## EXERCISE
Omit every picture, and retype the lines that run from the beginning of the data below through the line containing "glyph = Path(verts, codes)", inclusive.

--- begin ---

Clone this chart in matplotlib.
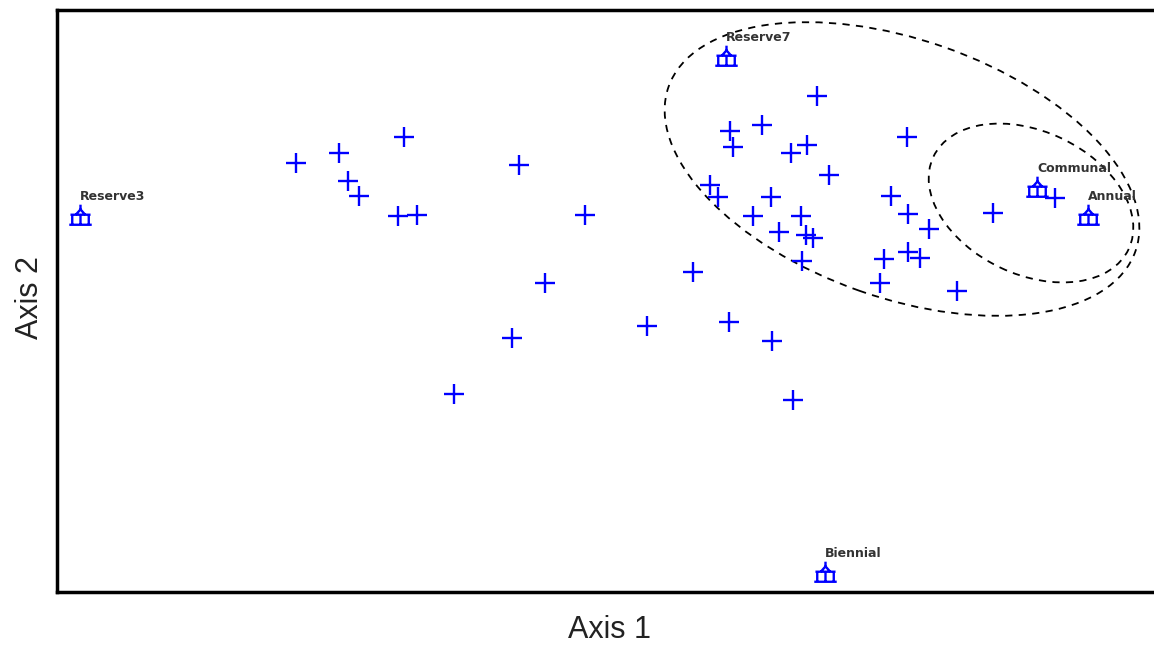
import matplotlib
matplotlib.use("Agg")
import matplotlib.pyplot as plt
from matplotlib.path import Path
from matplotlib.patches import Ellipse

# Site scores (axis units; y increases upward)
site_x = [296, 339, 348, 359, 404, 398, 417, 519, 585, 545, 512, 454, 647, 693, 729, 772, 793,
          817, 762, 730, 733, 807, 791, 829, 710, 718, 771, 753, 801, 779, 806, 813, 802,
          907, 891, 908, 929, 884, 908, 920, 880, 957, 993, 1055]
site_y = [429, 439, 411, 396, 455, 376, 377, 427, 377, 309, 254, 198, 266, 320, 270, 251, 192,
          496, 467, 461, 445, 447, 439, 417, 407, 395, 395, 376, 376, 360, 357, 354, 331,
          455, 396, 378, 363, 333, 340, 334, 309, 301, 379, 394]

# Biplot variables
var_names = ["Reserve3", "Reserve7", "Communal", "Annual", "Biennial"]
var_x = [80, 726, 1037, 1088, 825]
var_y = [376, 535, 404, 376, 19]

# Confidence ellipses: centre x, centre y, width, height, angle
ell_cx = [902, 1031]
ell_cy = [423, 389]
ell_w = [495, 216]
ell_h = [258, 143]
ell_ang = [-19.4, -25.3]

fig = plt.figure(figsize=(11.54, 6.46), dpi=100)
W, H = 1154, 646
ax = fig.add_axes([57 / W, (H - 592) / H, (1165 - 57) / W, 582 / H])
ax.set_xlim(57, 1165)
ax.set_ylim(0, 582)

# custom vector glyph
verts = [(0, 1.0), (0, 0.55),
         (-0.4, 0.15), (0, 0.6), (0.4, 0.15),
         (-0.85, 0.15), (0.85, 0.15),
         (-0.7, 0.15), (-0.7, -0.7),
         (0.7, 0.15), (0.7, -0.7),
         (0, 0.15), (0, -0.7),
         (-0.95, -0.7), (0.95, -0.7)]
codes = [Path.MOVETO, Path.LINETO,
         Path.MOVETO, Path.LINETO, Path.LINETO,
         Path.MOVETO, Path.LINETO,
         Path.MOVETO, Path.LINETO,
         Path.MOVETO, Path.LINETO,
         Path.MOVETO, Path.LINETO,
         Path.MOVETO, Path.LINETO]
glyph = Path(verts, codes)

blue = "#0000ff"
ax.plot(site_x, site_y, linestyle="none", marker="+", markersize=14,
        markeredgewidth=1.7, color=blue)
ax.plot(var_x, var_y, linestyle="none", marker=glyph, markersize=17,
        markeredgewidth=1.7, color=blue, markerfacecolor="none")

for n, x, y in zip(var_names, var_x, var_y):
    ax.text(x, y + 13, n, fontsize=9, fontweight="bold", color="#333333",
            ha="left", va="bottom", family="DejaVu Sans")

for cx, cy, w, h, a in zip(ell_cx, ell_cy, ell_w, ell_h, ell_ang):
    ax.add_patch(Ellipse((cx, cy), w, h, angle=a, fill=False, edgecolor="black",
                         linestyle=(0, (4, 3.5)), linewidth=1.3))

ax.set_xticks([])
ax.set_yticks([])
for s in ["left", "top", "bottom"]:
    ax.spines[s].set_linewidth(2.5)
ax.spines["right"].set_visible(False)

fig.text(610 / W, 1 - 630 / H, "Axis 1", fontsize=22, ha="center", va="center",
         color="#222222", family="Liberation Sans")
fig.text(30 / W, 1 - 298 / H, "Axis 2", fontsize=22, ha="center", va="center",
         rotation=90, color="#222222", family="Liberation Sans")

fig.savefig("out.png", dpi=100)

--- end ---

## FINAL RESULT
Clone this chart in matplotlib.
import matplotlib
matplotlib.use("Agg")
import matplotlib.pyplot as plt
from matplotlib.path import Path
from matplotlib.patches import Ellipse

# Site scores (axis units; y increases upward)
site_x = [296, 339, 348, 359, 404, 398, 417, 519, 585, 545, 512, 454, 647, 693, 729, 772, 793,
          817, 762, 730, 733, 807, 791, 829, 710, 718, 771, 753, 801, 779, 806, 813, 802,
          907, 891, 908, 929, 884, 908, 920, 880, 957, 993, 1055]
site_y = [429, 439, 411, 396, 455, 376, 377, 427, 377, 309, 254, 198, 266, 320, 270, 251, 192,
          496, 467, 461, 445, 447, 439, 417, 407, 395, 395, 376, 376, 360, 357, 354, 331,
          455, 396, 378, 363, 333, 340, 334, 309, 301, 379, 394]

# Biplot variables
var_names = ["Reserve3", "Reserve7", "Communal", "Annual", "Biennial"]
var_x = [80, 726, 1037, 1088, 825]
var_y = [376, 535, 404, 376, 19]

# Confidence ellipses: centre x, centre y, width, height, angle
ell_cx = [902, 1031]
ell_cy = [423, 389]
ell_w = [495, 216]
ell_h = [258, 143]
ell_ang = [-19.4, -25.3]

fig = plt.figure(figsize=(11.54, 6.46), dpi=100)
W, H = 1154, 646
ax = fig.add_axes([57 / W, (H - 592) / H, (1165 - 57) / W, 582 / H])
ax.set_xlim(57, 1165)
ax.set_ylim(0, 582)

# custom vector glyph
verts = [(0, 1.0), (0, 0.55),
         (-0.4, 0.15), (0, 0.6), (0.4, 0.15),
         (-0.85, 0.15), (0.85, 0.15),
         (-0.7, 0.15), (-0.7, -0.7),
         (0.7, 0.15), (0.7, -0.7),
         (0, 0.15), (0, -0.7),
         (-0.95, -0.7), (0.95, -0.7)]
codes = [Path.MOVETO, Path.LINETO,
         Path.MOVETO, Path.LINETO, Path.LINETO,
         Path.MOVETO, Path.LINETO,
         Path.MOVETO, Path.LINETO,
         Path.MOVETO, Path.LINETO,
         Path.MOVETO, Path.LINETO,
         Path.MOVETO, Path.LINETO]
glyph = Path(verts, codes)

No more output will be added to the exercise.